…urges adequate security around border polling units
…says military overstretched, funding inadequate
…true federalism, state police, power devolution to shape poll
…says Nigeria has 60,000 abandoned projects estimated at N12trn
Ex-Chief of Army Staff (COAS), Lt.- Gen. Abdulrahman Dambazau, fears the security challenges facing the country could pose a potential threat to the 2023 election. Delivering a paper at the BluePribt Public Lecture & Impact Series/Awards entitled: “2023 Politics: National Security And Nigeria’s Stability” in Abuja yesterday, the former Minister of Interior called for total reform of the security sector to deal with the bandits, terrorists and other criminals terrorizing the populace. He fears terrorists will continue to attack soft targets, preventing the Independent National Electoral Commission (INEC) from conducting elections in some communities.
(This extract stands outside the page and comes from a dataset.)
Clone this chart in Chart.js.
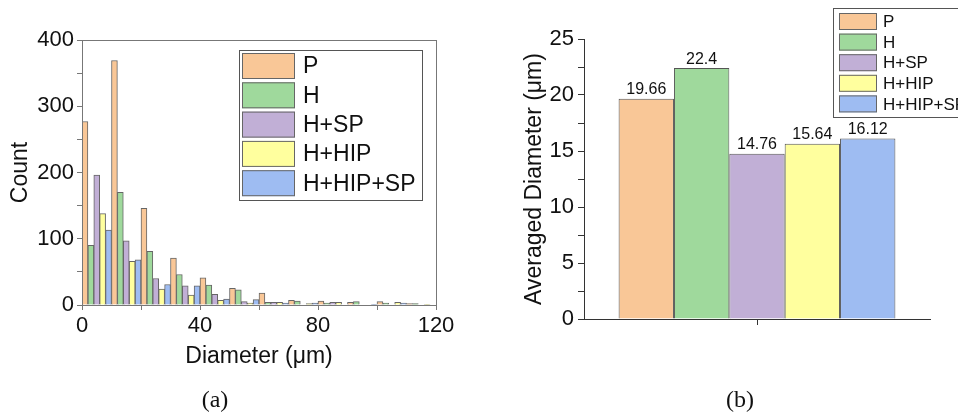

The retired army chief said: “Would insecurity affect the 2023 elections? Surely it would, because Punishsome of the community would still be displaced and the terrorists would likely continue attacks on soft targets, INEC officials and ad hoc staff would be highly apprehensive despite the assurance by the government to protect them. Access to polling units in border communities may pose some difficulties. This is a more reason adequate security must be provided. “As we also prepare for the election, we should also think of the possibility of an attack on the election process by violent groups.
The security threats against the 2023 election are not limited to the activities of terror groups in the North but also the proscribed Indigenous People of Biafra (IPOB) in the South East.” According to him, issues such as true federalism, state police and power devolution may affect the election. However, he expressed confidence in the ability of the Muhammadu Buhari government to ensure a free, credible and violencefree election. Dambazau said: “The most extreme view in the debate is that the 1999 Constitution should be completely discarded for an entirely new one. “In general, however, the agenda of the restructuring debate consists of such items as true federalism, state police, and devolution of power, regional autonomy, ethnic nationalities, sovereign national conference, and resource control. “These issues are likely to resurface in the 2023 election campaigns and debates as they did with the Obasanjo, Jonathan, and Buhari presidencies. “Identity politics, resulting from the politicization of religion and ethnicization of politics, is another factor likely to have farreaching consequences on 2023 politics.”
He also said the decision of the ruling All Progressives Congress (APC) to go into the presidential poll with a Muslim-Muslim ticket might have intensified arguments/divisions in the polity along ethnic lines. He made a case for adequate security at polling units around border areas to guarantee the sanctity and inviolability of ballots.
The former COAS said the military is overstretched, even as he claimed that “inadequate funding” may not have helped the situation. He said: “This situation the military finds itself underscores the fact that the institution is overstretched amidst inadequate funding to carry out these duties effectively and efficiently.” Dambazau added: “Countering the activities of the violent groups requires a multi-dimensional approach, and the civilian population must be fully involved.
If clerics could encourage their congregations to give maximum support to the security forces the way they directed them to register with INEC and collect their PVCs, the efforts of the security forces would greatly improve. “Out of fear or sympathy, some civilians directly or indirectly support these violent criminals in carrying out their dastardly acts.” He said winning the “hearts and minds” is a necessary factor in win-ning counterterrorism and counterinsurgency operations.
The ex-minister said: “With the total strength of less than 200,000 of all ranks, the armed forces have a serious deficiency in the required strength necessary to deal with the kind of security challenges we are confronting in Nigeria. “This is in addition to the fact that they have the constitutional responsibility of defending the sovereignty and territorial integrity of a country with a land size of 923,768 sq. km, and a population of over 200 million people.” The ex-COAS, however, raised concerns that the country is battling with no fewer than 60, 000 abandoned projects, which he estimated at N12 trillion.